The original recipe had you prepare the ingredients in a bit different order, but I changed them around as we thought it would work better for us. After I prepared our favorite whole-wheat pizza dough (which you really should try if you haven't yet!), I turned on the broiler to blister and blacken a poblano chile.
You are doing this to give the chile a charred flavor, but it is also a good way to get rid of the thick skin. Poblanos are usually a mild chile, but I've found it can be hit or miss - sometimes they are darn hot and other times they just provide good flavor (and lucky for us we got a mild one this time!). Once the chile has rested, loosening it's now dark skin, just use your fingers to peel it off - it is fine if some black bits remain. Just don't rinse the chile under water when peeling as you would be washing all that developed flavor right down the drain!
While we were waiting on the chile to cool, I reduced the oven temperature and tossed rings of a red onion onto a baking sheet, drizzled them with oil and lightly seasoned them. We let them roast until they had softened and just started to turn golden. At this point, I stretched out the smooth dough and smeared a lean layer of smoky chipotle pepper that we minced with a little of the adobo sauce it comes canned with. Chipotles are basically just smoked jalapeños stored in a vinegar-y sauce - they can be fairly spicy, but you can erase some of the heat if you scrape out the seeds... but that is pretty messy! Moving the assembly of the pizza along are strips of that blackened pepper, the roasted red onions and then a special ingredient that I never thought to use on pizza - tomatillos! Finally we finished off the top with a duo of cheeses - sharp white cheddar and crumbly queso fresco.

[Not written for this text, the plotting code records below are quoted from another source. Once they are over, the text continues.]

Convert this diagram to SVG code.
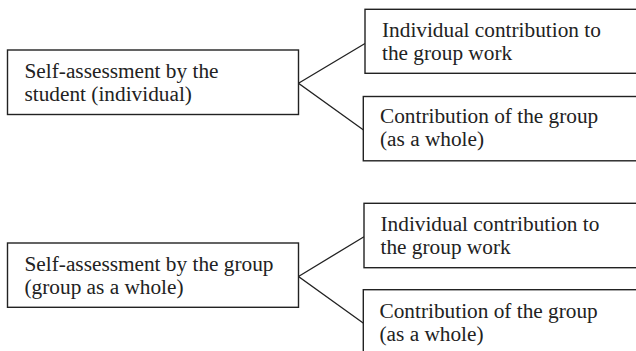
<svg xmlns="http://www.w3.org/2000/svg" width="636" height="351" viewBox="0 0 636 351">
<style>
.box{fill:#fff;stroke:#222;stroke-width:1.4}
.t{font-family:"Liberation Serif","Times New Roman",serif;font-size:21.3px;fill:#222}
.c{fill:none;stroke:#222;stroke-width:1.3}
</style>
<rect width="636" height="351" fill="#fff"/>
<g id="connectors">
<polyline class="c" points="365,43.5 298.5,83.3 363.5,130"/>
<polyline class="c" points="364,236.7 298.5,276.5 363.5,323.3"/>
</g>
<g id="self-student">
<rect class="box" x="7.5" y="50" width="291" height="64.5"/>
<text class="t" x="24.5" y="78">Self-assessment by the</text>
<text class="t" x="24.5" y="100.5">student (individual)</text>
</g>
<g id="top-individual">
<rect class="box" x="365" y="9.3" width="290" height="64"/>
<text class="t" x="382" y="37">Individual contribution to</text>
<text class="t" x="382" y="59.5">the group work</text>
</g>
<g id="top-group">
<rect class="box" x="363.3" y="96.5" width="290" height="64.3"/>
<text class="t" x="380" y="123">Contribution of the group</text>
<text class="t" x="380" y="146">(as a whole)</text>
</g>
<g id="self-group">
<rect class="box" x="7.5" y="243" width="291" height="64.3"/>
<text class="t" x="24.5" y="270.7">Self-assessment by the group</text>
<text class="t" x="24.5" y="293.5">(group as a whole)</text>
</g>
<g id="bottom-individual">
<rect class="box" x="364" y="203.3" width="290" height="64.4"/>
<text class="t" x="380.5" y="231">Individual contribution to</text>
<text class="t" x="380.5" y="254">the group work</text>
</g>
<g id="bottom-group">
<rect class="box" x="363.3" y="289.7" width="290" height="80"/>
<text class="t" x="379.5" y="317.5">Contribution of the group</text>
<text class="t" x="379.5" y="341">(as a whole)</text>
</g>
</svg>
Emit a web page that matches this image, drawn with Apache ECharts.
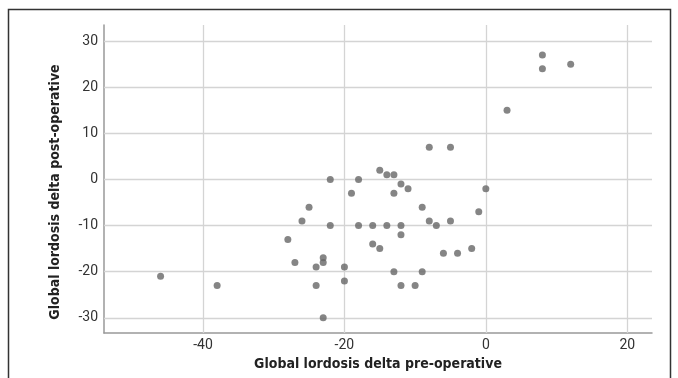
<!DOCTYPE html>
<html>
<head>
<meta charset="utf-8">
<script src="https://cdn.jsdelivr.net/npm/echarts@6/dist/echarts.min.js"></script>
<style>html,body{margin:0;padding:0;background:#fff}#c{width:678px;height:378px}</style>
</head>
<body>
<div id="c"></div>
<script>
var preOp = [-46,-38,-28,-27,-26,-25,-24,-24,-23,-23,-23,-22,-22,-20,-20,-19,-18,-18,-16,-16,-15,-15,-14,-14,-13,-13,-13,-12,-12,-12,-12,-11,-10,-9,-9,-8,-8,-7,-6,-5,-5,-4,-2,-1,0,3,8,8,12];
var postOp = [-21,-23,-13,-18,-9,-6,-19,-23,-17,-18,-30,0,-10,-19,-22,-3,0,-10,-10,-14,2,-15,1,-10,1,-3,-20,-1,-10,-12,-23,-2,-23,-6,-20,7,-9,-10,-16,7,-9,-16,-15,-7,-2,15,27,24,25];
var xTicks = [-40,-20,0,20];
var yTicks = [-30,-20,-10,0,10,20,30];
var xTitle = 'Global lordosis delta pre-operative';
var yTitle = 'Global lordosis delta post-operative';

var pts = preOp.map(function(x,i){return [x, postOp[i]];});
var gridLines = xTicks.map(function(v){return {xAxis:v};}).concat(yTicks.map(function(v){return {yAxis:v};}));
var fontLab = "Roboto,'Liberation Sans',sans-serif";
var fontTitle = "'DejaVu Sans Condensed','DejaVu Sans',sans-serif";

var chart = echarts.init(document.getElementById('c'));
chart.setOption({
  animation:false,
  grid:{left:104,right:26,top:25,bottom:45,containLabel:false},
  xAxis:{type:'value',min:-54,max:23.5,
    name:xTitle,nameLocation:'middle',nameGap:24,
    nameTextStyle:{fontFamily:fontTitle,fontWeight:'bold',fontSize:14,color:'#222'},
    axisLine:{show:true,onZero:false,lineStyle:{color:'#999',width:1.5}},
    axisTick:{show:false,customValues:xTicks},
    axisLabel:{customValues:xTicks,fontFamily:fontLab,fontSize:14,color:'#333',margin:5},
    splitLine:{show:false}},
  yAxis:{type:'value',min:-33.3,max:33.5,
    name:yTitle,nameLocation:'middle',nameGap:42,
    nameTextStyle:{fontFamily:fontTitle,fontWeight:'bold',fontSize:14,color:'#222',padding:[0,26,0,0]},
    axisLine:{show:true,onZero:false,lineStyle:{color:'#999',width:1.5}},
    axisTick:{show:false,customValues:yTicks},
    axisLabel:{customValues:yTicks,fontFamily:fontLab,fontSize:14,color:'#333',margin:6},
    splitLine:{show:false}},
  graphic:[{type:'rect',shape:{x:8.5,y:9.5,width:662,height:400},style:{fill:'none',stroke:'#333',lineWidth:1.5},silent:true}],
  series:[{type:'scatter',data:pts,symbolSize:7,itemStyle:{color:'#666'},z:5,
    markLine:{silent:true,symbol:'none',label:{show:false},animation:false,
      lineStyle:{color:'#d4d4d4',width:1.3,type:'solid'},data:gridLines,z:1}}]
});
</script>
</body>
</html>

After we pulled the pizza off the burning hot stone, we sprinkled the top with fresh cilantro and a scattering of toasted pepitas (pumpkin seed kernels). Since the layer of minced chipotle was quite thin, it really didn't add an excessive heat - just enough smoky background that had a little kick. The tomatillos brought such a refreshing, citrus-y tang that I thought paired well with the mild poblano chile strips. We also both thought those pepitas were a clever addition and loved the textural crunch they brought. Another unusual, but delicious pizza we've devoured to add to the list!